God wants forgiveness to transform every relationship we have… not just with Jesus Christ, but with our spouses and children, with neighbors and strangers.
God wants forgiveness to transform how we see ourselves.
The debtor in the parable this morning… he went right back to counting sins. He went right back to piling pebbles and stones and rocks up and forcing others (and himself) to carry them around.
God wants us to stop counting.
In the book many of us are reading right now, Forgiveness, a woman talks about her relationship with her husband. Like my husband and I, she had been looking for the mistakes and keeping a mental count of the wrongs in their relationship. But one day, she stopped counting.
“I find that when I make up my mind to stop being bitter or annoyed at my husband that our love is the best. It’s all in what I make up my mind to do.”
God wants us to stop counting.
We aren’t supposed to forgive once, or twice, or seven times.
We are to forgive over and over and over again.
The point of such an extravagant number like 70×7 is that you can’t keep track. You are just supposed to keep forgiving.
Even before Jesus answered Peter’s question, he had been trying to help the disciples learn this life lesson.

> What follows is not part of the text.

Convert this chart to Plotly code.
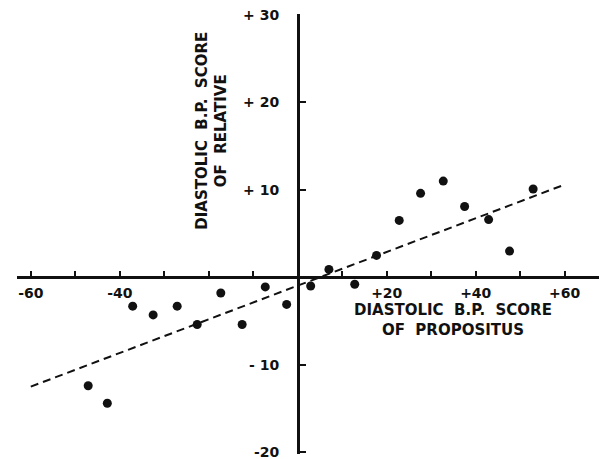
import plotly.graph_objects as go

# Data
propositus = [-47.1, -42.8, -37.1, -32.5, -27.1, -22.6, -17.3, -12.5, -7.3, -2.5,
              2.9, 7.0, 12.8, 17.7, 22.8, 27.6, 32.7, 37.5, 42.9, 47.6, 52.9]
relative = [-12.4, -14.4, -3.3, -4.3, -3.3, -5.4, -1.8, -5.4, -1.1, -3.1,
            -1.0, 0.9, -0.8, 2.5, 6.5, 9.6, 11.0, 8.1, 6.6, 3.0, 10.1]
fit_x = [-60, 60]
fit_y = [-12.5, 10.6]

x_tickvals = [-60, -50, -40, -30, -20, -10, 10, 20, 30, 40, 50, 60]
x_ticktext = ["-60", "", "-40", "", "", "", "", "+20", "", "+40", "", "+60"]
y_tickvals = [-20, -10, 10, 20, 30]
y_ticktext = ["-20", "- 10", "+ 10", "+ 20", "+ 30"]

x_range = [-63.1, 69.5]
y_range = [-20.2, 30.1]

font_family = "DejaVu Sans"
ink = "#111111"

fig = go.Figure()
fig.add_trace(go.Scatter(
    x=fit_x, y=fit_y, mode="lines",
    line=dict(color=ink, width=2, dash="8px,5px"),
    showlegend=False, hoverinfo="skip"))
fig.add_trace(go.Scatter(
    x=propositus, y=relative, mode="markers",
    marker=dict(color=ink, size=9),
    showlegend=False))

x_pos = (0 - y_range[0]) / (y_range[1] - y_range[0])
y_pos = (0 - x_range[0]) / (x_range[1] - x_range[0])

tick_font = dict(family=font_family, size=14, color=ink, weight="bold")
title_font = dict(family=font_family, size=15, color=ink, weight="bold")

# the page body adds an 8px offset, so the figure is sized to fit inside it
fig.update_layout(
    width=599, height=451,
    margin=dict(l=9, r=0, t=6, b=5),
    paper_bgcolor="white", plot_bgcolor="white",
    font=dict(family=font_family, color=ink, size=14),
    xaxis=dict(range=x_range, anchor="free", position=x_pos, automargin=False,
               showline=True, linecolor=ink, linewidth=2.5,
               showgrid=False, zeroline=False,
               ticks="inside", ticklen=6, tickwidth=2, tickcolor=ink,
               tickvals=x_tickvals, ticktext=x_ticktext,
               tickfont=tick_font, ticklabelstandoff=2,
               ticklabeloverflow="allow"),
    yaxis=dict(range=y_range, anchor="free", position=y_pos, automargin=False,
               showline=True, linecolor=ink, linewidth=2.5,
               showgrid=False, zeroline=False,
               ticks="inside", ticklen=6, tickwidth=2, tickcolor=ink,
               tickvals=y_tickvals, ticktext=y_ticktext,
               tickfont=tick_font, ticklabelstandoff=15,
               ticklabeloverflow="allow"),
    annotations=[
        dict(x=34.8, y=-4.85, xref="x", yref="y", showarrow=False,
             text="DIASTOLIC  B.P.  SCORE<br>OF  PROPOSITUS",
             font=title_font),
        dict(x=-19.2, y=16.8, xref="x", yref="y", showarrow=False, textangle=-90,
             text="DIASTOLIC  B.P.  SCORE<br>OF  RELATIVE",
             font=title_font),
    ],
)

fig.write_html("out.html")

We forgive because we have been forgiven.
It is what he taught us in the Lord’s Prayer.
Forgive us our debts, as we forgive those who have debts against us.
Friends, we don’t have time to count the sins of others, and we don’t have time to keep track of all the mistakes we have made in our lives either.
A life of love and grace and mercy means that we have the freedom to simply live.
We will make mistakes.
We will forget to put the dishes away.
We are going to not always be our best.
Adam Hamilton writes that “We are bound to hurt others , and others are bound to hurt us.” (page 1)
But we can let the love and grace of God transform our hearts. We can clothe ourselves, as Colossians invites us to with kindness, compassion, humility, and patience.
And we can choose to forgive over and over and over again.